En effet, dans le cadre de la forme moderne de la SCS, il convient de distinguer deux catégories d’associés :
» D’une part, les associés commandités qui ont obligatoirement le statut de commerçants et, sauf exception, la qualité de gérant. Ils peuvent, dès lors, effectuer tous les actes de gestion nécessaires à la réalisation l’objet social et ont seuls le pouvoir d’engager la société auprès des tiers. Les commandités
sont indéfiniment et solidairement responsables des dettes sociales.
» D’autre part, les associés commanditaires, non commerçants, ayant un simple rôle d’investisseurs financiers. Ils n’ont, en revanche, aucun pouvoir/ devoir de gestion. Les commanditaires ont une responsabilité limitée au montant de leurs apports.
La singularité de la SCS est également liée à son régime fiscal de nature “hybride”. En effet, la SCS est soumise à l’IS à raison de la part de ses résultats correspondant aux droits des commanditaires et, sauf option particulière, non passible de cet impôt à raison de la part des commandités. Concernant ces derniers, les résultats de la SCS sont imposés selon les règles classiques de la translucidité fiscale.
Ainsi, ils sont imposés à l’IR si le commandité est une personne physique. Cette hybridité, conjuguée à la répartition inégalitaire des risques des deux catégories d’associés, font de la SCS un formidable outil de structuration des patrimoines immobiliers, qu’il s’agisse de l’immobilier patrimonial d’investissement ou de l’immobilier professionnel.
Ainsi, par le jeu d’une rédaction subtile de statuts de la SCS, les investisseurs / chefs d’entreprise pourront ainsi bénéficier des avantages cumulés de l’IS (déduction des frais d’acquisition, amortissements…) et de l‘IR (abattements pour durée de détention des PV immobilières des particuliers). En pratique, ce résultat sera obtenu par l’insertion d’une clause de répartition inégalitaire dans les statuts, et ce en cohérence avec l’esprit de la SCS et dans la limite des pratiques autorisées (i.e. limite des clauses léonines prohibées). Dans ce contexte, il semble justifié de prévoir une répartition des résultats déconnectée de la seule détention du capital social et à l’inverse, de prévoir une répartition proportionnelle au rôle et risques pris par chacun des associés.
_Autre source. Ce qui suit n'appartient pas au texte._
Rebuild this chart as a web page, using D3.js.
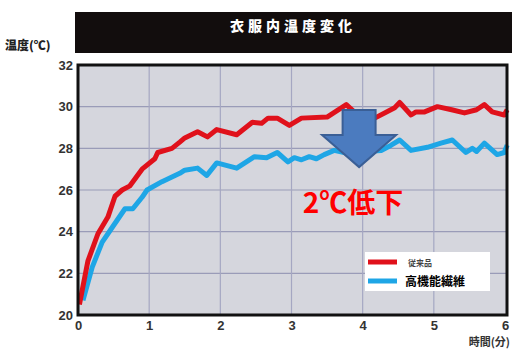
<!DOCTYPE html>
<html><head><meta charset="utf-8">
<script src="https://cdn.jsdelivr.net/npm/d3@7"></script>
<style>
html,body{margin:0;padding:0;background:#fff;}
svg{display:block;font-family:"Noto Sans CJK JP","Noto Sans",sans-serif;}
</style></head>
<body>
<svg id="c" width="512" height="349"></svg>
<script>
const title = "衣服内温度変化";
const yLabel = "温度(℃)";
const xLabel = "時間(分)";
const annotation = "2℃低下";
const seriesNames = ["従来品", "高機能繊維"];
const xTicks = [0, 1, 2, 3, 4, 5, 6];
const yTicks = [20, 22, 24, 26, 28, 30, 32];

// red: conventional
const redT = [0.02,0.14,0.28,0.42,0.52,0.62,0.73,0.9,1.08,1.12,1.32,1.43,1.5,1.68,1.82,1.95,2.23,2.45,2.58,2.67,2.8,2.97,3.14,3.5,3.77,3.88,4.17,4.45,4.52,4.68,4.75,4.87,5.05,5.25,5.43,5.6,5.71,5.82,5.99,6.03];
const redV = [20.5,22.6,23.9,24.7,25.7,26.0,26.2,27.0,27.5,27.8,28.0,28.3,28.5,28.8,28.55,28.9,28.65,29.25,29.2,29.45,29.45,29.1,29.45,29.5,30.1,29.75,29.45,29.95,30.2,29.6,29.75,29.75,30.0,29.85,29.7,29.85,30.1,29.75,29.6,29.85];
// blue: functional fibre
const blueT = [0.07,0.2,0.34,0.48,0.66,0.77,0.9,0.97,1.18,1.43,1.5,1.68,1.81,1.95,2.23,2.48,2.65,2.8,2.95,3.04,3.14,3.25,3.35,3.46,3.6,3.8,4.05,4.26,4.4,4.52,4.68,4.91,5.1,5.26,5.45,5.54,5.6,5.71,5.89,5.99,6.03];
const blueV = [20.7,22.3,23.5,24.2,25.1,25.1,25.65,26.0,26.4,26.8,26.95,27.05,26.7,27.3,27.05,27.6,27.55,27.8,27.35,27.55,27.45,27.6,27.5,27.7,27.9,27.75,27.85,27.9,28.15,28.4,27.9,28.05,28.25,28.4,27.8,28.0,27.85,28.25,27.7,27.8,28.15];

const svg = d3.select("#c");
const L = 78, R = 507, T = 65, B = 315;
const x = d3.scaleLinear().domain([0, 6]).range([L, R - 2]);
const y = d3.scaleLinear().domain([20, 32]).range([B, T]);

// title bar
svg.append("rect").attr("x", 75).attr("y", 12).attr("width", 437).attr("height", 41).attr("fill", "#120d0d");
svg.append("text").attr("x", 293).attr("y", 31).attr("text-anchor", "middle")
  .attr("fill", "#fff").attr("font-size", 14).attr("font-weight", "900").attr("letter-spacing", 4).text(title);

// plot background
svg.append("rect").attr("x", L).attr("y", T).attr("width", R - L).attr("height", B - T).attr("fill", "#d5d6dd");

// grid
const g = svg.append("g");
g.selectAll("line.h").data(yTicks.slice(1, -1)).join("line")
  .attr("x1", L).attr("x2", R).attr("y1", d => y(d)).attr("y2", d => y(d))
  .attr("stroke", "#9a9cb8").attr("stroke-width", 1.2);
g.selectAll("line.v").data(xTicks.slice(1, -1)).join("line")
  .attr("y1", T).attr("y2", B).attr("x1", d => x(d)).attr("x2", d => x(d))
  .attr("stroke", "#a5a7c2").attr("stroke-width", 1.2);

// lines
const line = d3.line().x(d => x(d[0])).y(d => y(d[1])).curve(d3.curveLinear);
svg.append("path").datum(blueT.map((t, i) => [t, blueV[i]]))
  .attr("d", line).attr("fill", "none").attr("stroke", "#1ea6e6").attr("stroke-width", 5).attr("stroke-linejoin", "round");
svg.append("path").datum(redT.map((t, i) => [t, redV[i]]))
  .attr("d", line).attr("fill", "none").attr("stroke", "#e0111b").attr("stroke-width", 5).attr("stroke-linejoin", "round");

// border
svg.append("rect").attr("x", L).attr("y", T).attr("width", R - L).attr("height", B - T)
  .attr("fill", "none").attr("stroke", "#111").attr("stroke-width", 3);

// axes
const yAxis = d3.axisLeft(y).tickValues(yTicks).tickSize(0).tickPadding(4).tickFormat(d3.format("d"));
const ya = svg.append("g").attr("transform", `translate(${L - 1},0)`).call(yAxis);
ya.select(".domain").remove();
ya.selectAll("text").attr("font-size", 13).attr("font-weight", "bold").attr("fill", "#333")
  .attr("font-family", "Liberation Sans, Arial, sans-serif");
const xAxis = d3.axisBottom(x).tickValues(xTicks).tickSize(0).tickPadding(5).tickFormat(d3.format("d"));
const xa = svg.append("g").attr("transform", `translate(0,${B + 1})`).call(xAxis);
xa.select(".domain").remove();
xa.selectAll("text").attr("font-size", 13).attr("font-weight", "bold").attr("fill", "#333")
  .attr("font-family", "Liberation Sans, Arial, sans-serif");

svg.append("text").attr("x", 5).attr("y", 50).attr("font-size", 12).attr("font-weight", "900").attr("fill", "#222").text(yLabel);
svg.append("text").attr("x", 510).attr("y", 346).attr("text-anchor", "end").attr("font-size", 11).attr("font-weight", "bold").attr("fill", "#333").text(xLabel);

// arrow
const ax = x(3.95), arTop = y(29.84), headY = y(28.64), tipY = y(27.1);
const sw = 16.5, hw = 37;
svg.append("path").attr("d",
  `M${ax - sw},${arTop} L${ax + sw},${arTop} L${ax + sw},${headY} L${ax + hw},${headY} L${ax},${tipY} L${ax - hw},${headY} L${ax - sw},${headY} Z`)
  .attr("fill", "#4b7bbf").attr("stroke", "#3a5f96").attr("stroke-width", 2).attr("stroke-linejoin", "miter");

svg.append("text").attr("x", 353).attr("y", 213).attr("text-anchor", "middle")
  .attr("font-size", 28).attr("font-weight", "bold").attr("fill", "#ff0000").text(annotation);

// legend
const lg = svg.append("g");
lg.append("rect").attr("x", 365).attr("y", 252).attr("width", 125).attr("height", 39).attr("fill", "#fff");
lg.append("line").attr("x1", 368).attr("x2", 397).attr("y1", 262).attr("y2", 262).attr("stroke", "#e0111b").attr("stroke-width", 5);
lg.append("line").attr("x1", 368).attr("x2", 397).attr("y1", 281).attr("y2", 281).attr("stroke", "#1ea6e6").attr("stroke-width", 5);
lg.append("text").attr("x", 408).attr("y", 266).attr("font-size", 8).attr("font-weight", "bold").attr("fill", "#444").text(seriesNames[0]);
lg.append("text").attr("x", 405).attr("y", 286).attr("font-size", 12).attr("font-weight", "bold").attr("fill", "#000").text(seriesNames[1]);
</script>
</body></html>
Cette clause de répartition statutaire permettra de conférer aux commandités un avantage sur le produit de cession des biens immobiliers, et ce, en contrepartie du risque pris sur leur patrimoine et en récompense à la bonne gestion du bien pendant la durée d’exploitation.
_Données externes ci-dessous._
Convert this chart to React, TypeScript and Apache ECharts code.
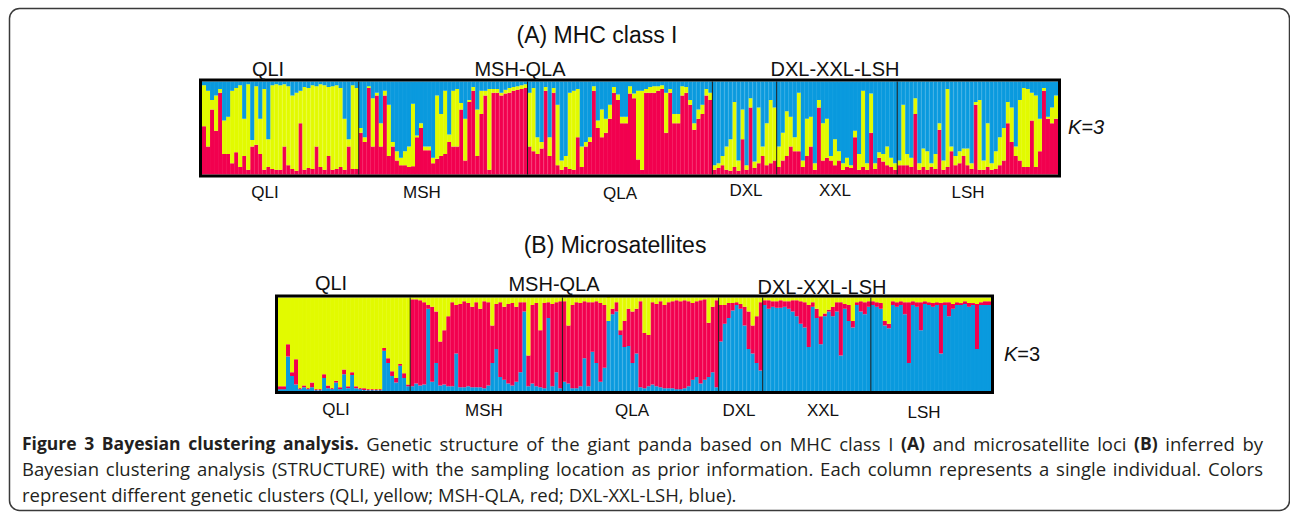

En pratique, l’utilisation de la SCS va se décliner en deux stratégies patrimoniales :
» La SCS comme outil d’acquisition – ou de refinancement – de l’immobilier professionnel. En plaçant la société opérationnelle (ou la holding animatrice de groupe) en qualité de commanditaire et le dirigeant et/ou ses enfants majeurs en qualité de commandité(s), l’opération permet de retirer tous les avantages de la stratégie habituelle de cession d’usufruit temporaire (CUT) sans les inconvénients liés aux risques de remise en cause par l’Administration fiscale.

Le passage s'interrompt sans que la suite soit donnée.